— Start Record extracts —
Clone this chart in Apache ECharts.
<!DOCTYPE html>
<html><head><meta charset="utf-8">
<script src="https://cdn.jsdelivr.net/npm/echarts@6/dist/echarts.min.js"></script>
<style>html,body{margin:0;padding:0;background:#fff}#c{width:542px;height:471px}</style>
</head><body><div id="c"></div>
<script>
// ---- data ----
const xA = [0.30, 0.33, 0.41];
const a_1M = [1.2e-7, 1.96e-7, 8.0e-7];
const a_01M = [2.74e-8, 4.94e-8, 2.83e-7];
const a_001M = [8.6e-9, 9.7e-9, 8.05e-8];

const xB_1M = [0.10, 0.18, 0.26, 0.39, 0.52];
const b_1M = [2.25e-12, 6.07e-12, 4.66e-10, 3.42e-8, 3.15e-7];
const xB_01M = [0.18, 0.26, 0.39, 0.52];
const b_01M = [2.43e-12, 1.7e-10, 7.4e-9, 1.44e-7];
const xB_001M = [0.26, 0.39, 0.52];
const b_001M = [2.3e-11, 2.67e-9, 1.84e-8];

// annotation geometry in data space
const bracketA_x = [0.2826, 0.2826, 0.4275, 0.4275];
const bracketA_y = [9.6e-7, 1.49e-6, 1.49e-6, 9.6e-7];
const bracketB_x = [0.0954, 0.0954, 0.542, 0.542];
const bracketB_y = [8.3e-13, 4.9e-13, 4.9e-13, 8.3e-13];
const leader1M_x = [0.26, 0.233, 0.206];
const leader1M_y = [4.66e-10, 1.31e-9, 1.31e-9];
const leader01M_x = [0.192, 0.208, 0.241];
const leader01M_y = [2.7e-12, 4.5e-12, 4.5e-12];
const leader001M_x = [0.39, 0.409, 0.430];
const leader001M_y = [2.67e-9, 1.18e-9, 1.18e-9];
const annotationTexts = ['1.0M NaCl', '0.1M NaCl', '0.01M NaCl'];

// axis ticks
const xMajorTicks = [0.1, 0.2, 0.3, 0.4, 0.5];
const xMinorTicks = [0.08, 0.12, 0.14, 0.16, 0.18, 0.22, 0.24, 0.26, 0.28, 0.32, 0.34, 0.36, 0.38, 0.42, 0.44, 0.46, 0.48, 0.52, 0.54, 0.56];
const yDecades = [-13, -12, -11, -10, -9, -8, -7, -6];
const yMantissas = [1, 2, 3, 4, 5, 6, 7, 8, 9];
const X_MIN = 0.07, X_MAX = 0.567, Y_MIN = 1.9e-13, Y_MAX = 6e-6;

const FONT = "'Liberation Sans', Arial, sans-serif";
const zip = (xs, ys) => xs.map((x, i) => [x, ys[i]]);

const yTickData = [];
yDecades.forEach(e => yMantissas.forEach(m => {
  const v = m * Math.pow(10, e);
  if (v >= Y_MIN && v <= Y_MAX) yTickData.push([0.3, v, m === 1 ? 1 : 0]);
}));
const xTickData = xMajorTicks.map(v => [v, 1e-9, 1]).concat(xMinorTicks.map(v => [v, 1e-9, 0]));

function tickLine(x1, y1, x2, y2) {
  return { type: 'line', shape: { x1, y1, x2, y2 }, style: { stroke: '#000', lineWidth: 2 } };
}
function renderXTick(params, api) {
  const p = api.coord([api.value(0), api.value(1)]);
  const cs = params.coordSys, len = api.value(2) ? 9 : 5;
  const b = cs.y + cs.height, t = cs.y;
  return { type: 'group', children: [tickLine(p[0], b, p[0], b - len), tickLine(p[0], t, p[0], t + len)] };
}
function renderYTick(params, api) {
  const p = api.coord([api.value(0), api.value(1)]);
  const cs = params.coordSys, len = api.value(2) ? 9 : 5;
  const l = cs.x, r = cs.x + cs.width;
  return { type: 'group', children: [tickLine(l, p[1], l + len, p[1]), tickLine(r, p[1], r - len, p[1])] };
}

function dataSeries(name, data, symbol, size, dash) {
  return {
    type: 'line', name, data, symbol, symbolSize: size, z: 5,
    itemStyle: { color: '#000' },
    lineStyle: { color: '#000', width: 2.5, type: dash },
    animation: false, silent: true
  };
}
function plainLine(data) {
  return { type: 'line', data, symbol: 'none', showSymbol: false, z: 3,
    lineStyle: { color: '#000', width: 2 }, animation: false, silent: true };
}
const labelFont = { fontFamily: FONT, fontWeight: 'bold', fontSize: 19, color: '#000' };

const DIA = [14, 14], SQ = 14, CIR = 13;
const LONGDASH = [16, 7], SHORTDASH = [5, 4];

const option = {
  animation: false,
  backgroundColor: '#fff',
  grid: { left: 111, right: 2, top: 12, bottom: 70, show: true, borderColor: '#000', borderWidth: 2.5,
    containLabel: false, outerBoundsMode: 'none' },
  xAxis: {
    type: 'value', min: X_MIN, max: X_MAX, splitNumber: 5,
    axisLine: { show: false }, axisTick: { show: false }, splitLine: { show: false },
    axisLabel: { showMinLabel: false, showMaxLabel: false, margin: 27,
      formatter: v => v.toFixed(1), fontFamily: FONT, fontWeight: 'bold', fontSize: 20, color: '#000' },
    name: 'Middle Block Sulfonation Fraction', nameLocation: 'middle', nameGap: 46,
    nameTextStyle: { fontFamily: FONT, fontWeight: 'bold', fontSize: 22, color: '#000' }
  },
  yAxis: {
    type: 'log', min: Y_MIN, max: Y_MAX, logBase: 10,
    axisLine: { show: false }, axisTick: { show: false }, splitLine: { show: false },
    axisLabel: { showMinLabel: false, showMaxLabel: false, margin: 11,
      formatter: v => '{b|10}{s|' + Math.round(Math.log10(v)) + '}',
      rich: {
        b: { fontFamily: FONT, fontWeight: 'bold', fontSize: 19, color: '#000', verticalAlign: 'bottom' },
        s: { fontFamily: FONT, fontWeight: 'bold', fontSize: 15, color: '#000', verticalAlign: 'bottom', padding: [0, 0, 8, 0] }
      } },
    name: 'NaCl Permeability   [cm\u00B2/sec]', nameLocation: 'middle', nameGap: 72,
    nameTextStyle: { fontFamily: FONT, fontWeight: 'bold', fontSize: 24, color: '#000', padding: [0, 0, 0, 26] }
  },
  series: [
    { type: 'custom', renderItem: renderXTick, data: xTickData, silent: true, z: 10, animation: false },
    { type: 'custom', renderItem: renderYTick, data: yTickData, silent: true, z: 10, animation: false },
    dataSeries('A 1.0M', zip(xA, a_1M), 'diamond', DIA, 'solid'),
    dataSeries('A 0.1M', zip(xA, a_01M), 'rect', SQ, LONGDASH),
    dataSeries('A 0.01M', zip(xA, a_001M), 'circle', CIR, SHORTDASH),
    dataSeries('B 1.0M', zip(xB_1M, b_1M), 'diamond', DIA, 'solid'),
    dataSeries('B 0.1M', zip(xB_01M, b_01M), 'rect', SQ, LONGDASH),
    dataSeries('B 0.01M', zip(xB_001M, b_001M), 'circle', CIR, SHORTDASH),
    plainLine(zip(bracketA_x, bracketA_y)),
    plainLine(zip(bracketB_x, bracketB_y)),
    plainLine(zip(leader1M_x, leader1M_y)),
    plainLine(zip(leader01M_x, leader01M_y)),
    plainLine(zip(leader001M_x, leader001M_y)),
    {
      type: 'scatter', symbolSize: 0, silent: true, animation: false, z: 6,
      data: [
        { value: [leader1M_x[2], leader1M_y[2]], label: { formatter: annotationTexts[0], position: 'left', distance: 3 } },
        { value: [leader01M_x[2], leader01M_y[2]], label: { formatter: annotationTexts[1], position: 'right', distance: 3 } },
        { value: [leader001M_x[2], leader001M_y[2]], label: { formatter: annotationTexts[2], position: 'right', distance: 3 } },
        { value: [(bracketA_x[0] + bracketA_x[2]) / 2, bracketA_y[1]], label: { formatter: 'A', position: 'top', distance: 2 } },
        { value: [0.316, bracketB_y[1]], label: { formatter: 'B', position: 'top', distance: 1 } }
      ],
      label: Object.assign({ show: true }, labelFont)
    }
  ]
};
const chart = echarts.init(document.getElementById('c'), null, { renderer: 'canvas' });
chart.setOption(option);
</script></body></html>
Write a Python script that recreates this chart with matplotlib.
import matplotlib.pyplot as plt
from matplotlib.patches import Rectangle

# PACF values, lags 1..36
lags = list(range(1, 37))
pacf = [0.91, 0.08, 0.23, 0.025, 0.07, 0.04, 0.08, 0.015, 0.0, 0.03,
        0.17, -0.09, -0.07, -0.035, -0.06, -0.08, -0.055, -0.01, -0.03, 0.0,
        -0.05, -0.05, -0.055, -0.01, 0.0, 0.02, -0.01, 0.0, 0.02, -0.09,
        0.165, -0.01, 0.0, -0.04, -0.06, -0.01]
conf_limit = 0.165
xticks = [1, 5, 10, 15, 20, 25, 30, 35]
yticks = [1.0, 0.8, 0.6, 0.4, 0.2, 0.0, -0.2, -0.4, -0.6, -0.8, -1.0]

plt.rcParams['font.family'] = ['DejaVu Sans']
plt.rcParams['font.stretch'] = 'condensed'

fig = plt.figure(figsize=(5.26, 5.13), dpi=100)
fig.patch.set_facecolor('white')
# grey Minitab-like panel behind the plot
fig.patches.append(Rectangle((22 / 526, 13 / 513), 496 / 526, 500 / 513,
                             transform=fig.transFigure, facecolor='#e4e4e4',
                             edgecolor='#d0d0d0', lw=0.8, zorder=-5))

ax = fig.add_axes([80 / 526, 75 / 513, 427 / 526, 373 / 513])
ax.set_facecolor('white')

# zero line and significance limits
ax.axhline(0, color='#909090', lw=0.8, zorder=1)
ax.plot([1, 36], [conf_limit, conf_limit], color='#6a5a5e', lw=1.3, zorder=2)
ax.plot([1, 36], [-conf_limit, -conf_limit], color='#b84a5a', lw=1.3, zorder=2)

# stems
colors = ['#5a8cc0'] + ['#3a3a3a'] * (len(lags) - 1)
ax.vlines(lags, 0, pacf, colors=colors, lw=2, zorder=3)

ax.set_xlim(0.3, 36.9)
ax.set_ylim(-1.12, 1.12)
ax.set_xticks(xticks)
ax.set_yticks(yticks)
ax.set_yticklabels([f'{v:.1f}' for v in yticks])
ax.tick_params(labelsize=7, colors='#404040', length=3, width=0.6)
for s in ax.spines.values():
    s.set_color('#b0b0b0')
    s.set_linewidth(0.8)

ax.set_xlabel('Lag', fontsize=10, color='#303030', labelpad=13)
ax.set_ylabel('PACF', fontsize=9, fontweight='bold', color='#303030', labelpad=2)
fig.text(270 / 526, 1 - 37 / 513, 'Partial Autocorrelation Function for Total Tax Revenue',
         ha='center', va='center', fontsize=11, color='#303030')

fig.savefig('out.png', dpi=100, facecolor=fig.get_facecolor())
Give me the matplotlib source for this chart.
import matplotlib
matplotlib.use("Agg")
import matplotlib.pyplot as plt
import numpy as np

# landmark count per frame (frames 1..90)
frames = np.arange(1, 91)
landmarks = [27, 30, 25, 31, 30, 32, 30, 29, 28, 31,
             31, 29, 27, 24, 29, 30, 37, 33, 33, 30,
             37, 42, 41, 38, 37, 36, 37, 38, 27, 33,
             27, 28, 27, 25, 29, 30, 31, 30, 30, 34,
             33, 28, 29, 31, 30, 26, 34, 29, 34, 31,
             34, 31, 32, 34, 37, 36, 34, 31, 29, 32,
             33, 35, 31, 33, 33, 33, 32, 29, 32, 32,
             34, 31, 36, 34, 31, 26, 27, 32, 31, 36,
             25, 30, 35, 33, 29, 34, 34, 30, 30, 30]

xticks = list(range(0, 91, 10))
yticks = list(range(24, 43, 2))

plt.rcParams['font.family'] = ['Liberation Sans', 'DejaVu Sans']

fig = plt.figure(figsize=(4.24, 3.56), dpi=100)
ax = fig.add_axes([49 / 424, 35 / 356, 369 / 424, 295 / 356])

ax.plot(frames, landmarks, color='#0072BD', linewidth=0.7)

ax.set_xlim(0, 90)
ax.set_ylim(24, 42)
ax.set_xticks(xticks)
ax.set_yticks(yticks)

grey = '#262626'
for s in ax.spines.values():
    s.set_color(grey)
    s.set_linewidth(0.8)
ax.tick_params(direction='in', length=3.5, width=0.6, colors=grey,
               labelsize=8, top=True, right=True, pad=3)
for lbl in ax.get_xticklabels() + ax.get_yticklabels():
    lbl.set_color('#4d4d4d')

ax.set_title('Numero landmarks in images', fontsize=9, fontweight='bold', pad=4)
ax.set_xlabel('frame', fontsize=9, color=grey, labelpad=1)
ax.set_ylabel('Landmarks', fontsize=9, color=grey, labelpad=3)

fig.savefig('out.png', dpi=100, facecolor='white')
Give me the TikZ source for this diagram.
— End Record extracts —
### Exercise details
Within the material above, extract exactly the lines that start at the line containing "Give me the matplotlib source for this chart." and stop after the line containing "import numpy as np", and only those.

### Solution for this task
Give me the matplotlib source for this chart.
import matplotlib
matplotlib.use("Agg")
import matplotlib.pyplot as plt
import numpy as np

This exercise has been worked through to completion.